Valerie June has grown in the last four years. While her 2013 release Pushin’ Against a Stone was an anticipated splashy debut, particularly as she collaborated with Dan Auerbach (The Black Keys), her new record, The Order of Time, shows an artist who has lived a bit more life, matured and had some time to reflect on it. It runs deep, mining intimate family experiences and relationships, and offers us a much softer side of June. The Order of Time has a dreamy film over it, like we’re peering through a wormhole, literally looking back in time.
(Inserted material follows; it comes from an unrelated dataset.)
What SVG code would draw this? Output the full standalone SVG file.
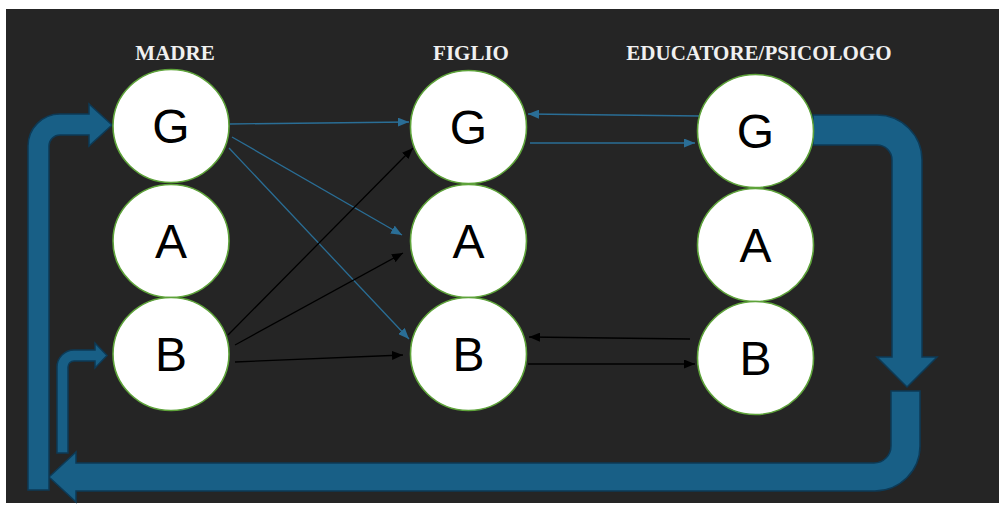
<svg xmlns="http://www.w3.org/2000/svg" width="999" height="506" viewBox="0 0 999 506">
  <style>
    .title { font-family: "Liberation Serif", "Times New Roman", serif; font-weight: bold; font-size: 21px; fill: #f0f0f0; text-anchor: middle; }
    .node ellipse { fill: #ffffff; stroke: #5ea33a; stroke-width: 1.6; }
    .node text { font-family: "Liberation Sans", Arial, sans-serif; font-size: 48px; fill: #000000; text-anchor: middle; }
    .flow { fill: #185f86; stroke: #0d3a56; stroke-width: 1.5; stroke-linejoin: miter; }
    .blue { stroke: #2a6e96; stroke-width: 1.3; fill: none; marker-end: url(#headBlue); }
    .black { stroke: #000000; stroke-width: 1.3; fill: none; marker-end: url(#headBlack); }
  </style>
  <defs>
    <marker id="headBlue" markerUnits="userSpaceOnUse" markerWidth="11" markerHeight="9" refX="11" refY="4.5" orient="auto">
      <path d="M0,0 L11,4.5 L0,9 z" fill="#2a6e96"/>
    </marker>
    <marker id="headBlack" markerUnits="userSpaceOnUse" markerWidth="11" markerHeight="9" refX="11" refY="4.5" orient="auto">
      <path d="M0,0 L11,4.5 L0,9 z" fill="#000000"/>
    </marker>
  </defs>

  <!-- canvas -->
  <rect x="0" y="0" width="999" height="506" fill="#ffffff"/>
  <rect x="6" y="9" width="993" height="494" fill="#252525"/>

  <!-- column titles -->
  <text class="title" x="175" y="60">MADRE</text>
  <text class="title" x="471" y="60">FIGLIO</text>
  <text class="title" x="759" y="60">EDUCATORE/PSICOLOGO</text>

  <!-- feedback loop arrows -->
  <g id="loop">
    <path class="flow" d="M 813 115 H 877 A 45 45 0 0 1 922 160 V 357 H 937 L 907 387 L 877 357 H 892 V 160 A 15 15 0 0 0 877 145 H 813 Z"/>
    <path class="flow" d="M 891 391 H 920 V 446 A 45 45 0 0 1 875 491 H 76 V 502 L 49 477 L 76 452 V 463 H 874 A 17 17 0 0 0 891 446 Z"/>
    <path class="flow" d="M 28 490 V 146 A 32 32 0 0 1 60 114 H 89 V 104 L 112 125 L 89 146 V 135 H 60 A 11 11 0 0 0 49 146 V 490 Z"/>
    <path class="flow" d="M 57 453 V 367 A 17 17 0 0 1 74 350 H 95 V 343 L 107 355.5 L 95 368 V 361 H 74 A 6 6 0 0 0 68 367 V 453 Z"/>
  </g>

  <!-- connectors -->
  <g id="connectors">
    <line class="blue" x1="230" y1="124" x2="409" y2="122"/>
    <line class="blue" x1="232" y1="137" x2="402" y2="235"/>
    <line class="blue" x1="229" y1="148" x2="409" y2="339"/>
    <line class="blue" x1="700" y1="116" x2="528" y2="114"/>
    <line class="blue" x1="530" y1="143" x2="695" y2="143"/>
    <line class="black" x1="228" y1="335" x2="413" y2="148"/>
    <line class="black" x1="235" y1="345" x2="403" y2="253"/>
    <line class="black" x1="235" y1="362" x2="403" y2="355"/>
    <line class="black" x1="690" y1="339" x2="529" y2="337"/>
    <line class="black" x1="528" y1="364" x2="695" y2="364"/>
  </g>

  <!-- MADRE -->
  <g id="madre-g" class="node"><ellipse cx="171" cy="126" rx="58" ry="56.5"/><text x="171" y="143">G</text></g>
  <g id="madre-a" class="node"><ellipse cx="171" cy="241" rx="58" ry="56.5"/><text x="171" y="258">A</text></g>
  <g id="madre-b" class="node"><ellipse cx="171" cy="354" rx="58" ry="56.5"/><text x="171" y="371">B</text></g>

  <!-- FIGLIO -->
  <g id="figlio-g" class="node"><ellipse cx="468.5" cy="127" rx="58" ry="56.5"/><text x="468.5" y="144">G</text></g>
  <g id="figlio-a" class="node"><ellipse cx="468.5" cy="241" rx="58" ry="56.5"/><text x="468.5" y="258">A</text></g>
  <g id="figlio-b" class="node"><ellipse cx="468.5" cy="354" rx="58" ry="56.5"/><text x="468.5" y="371">B</text></g>

  <!-- EDUCATORE/PSICOLOGO -->
  <g id="edu-g" class="node"><ellipse cx="755.5" cy="131" rx="58" ry="56.5"/><text x="755.5" y="148">G</text></g>
  <g id="edu-a" class="node"><ellipse cx="755.5" cy="245" rx="58" ry="56.5"/><text x="755.5" y="262">A</text></g>
  <g id="edu-b" class="node"><ellipse cx="755.5" cy="358" rx="58" ry="56.5"/><text x="755.5" y="375">B</text></g>
</svg>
Much of this record has a zen quality to it, as though June is coming to terms and living in the present. Nothing feels rushed or over-produced. The unusual beauty of her singing voice shines is not obscured or made into something it’s not. It has room to breathe and expand. The loveliest tunes are the wispiest, too. “With You” is an airy love song about deep, true love, and “The Front Door” confronts giving up and moving on in the most ethereal way. June is a bit more subdued than we’re used to in these, but her voice conveys sadness and vulnerability magnificently.
On the opposite end of the spectrum are the album’s more fiery tracks, “Shakedown” and “Got Soul”, both prime for dancing, hand-clapping and foot-stomping. The former features backing vocals from June’s late father, and an infectious earworm of a guitar riff. On both, the natural Tennessee Twang in June’s voice is at its best. On “Got Soul”, June and her band incorporate organ, strings and horns into their arrangement, as it builds to a call and response sing-a-long. Lyrically it’s a simple and sweet song, but it has the album’s richest instrumentals.
Still, June finds her sweetest spot with the bluesier, sparser songs like “Love You Once Made”, an intimate breakup song that recalls the dark, lonely, and beautiful moments of a love gone by. A similar sound can be found on the two standouts “Long Lonely Road” and “Astral Plane”. In both, her voice is isolated and filled with a world-weariness that feels undeniably authentic. “Long Lonely Road” finds June remembering hard times from when she was growing up, and “Astral Plane” is a much loftier, heady musing on lightening her load and pursuing her dreams. The two songs couldn’t be more different, but showcase some of the best songwriting of her career, and seem to act as bookends for the story of The Order of Time, from her roots to her present.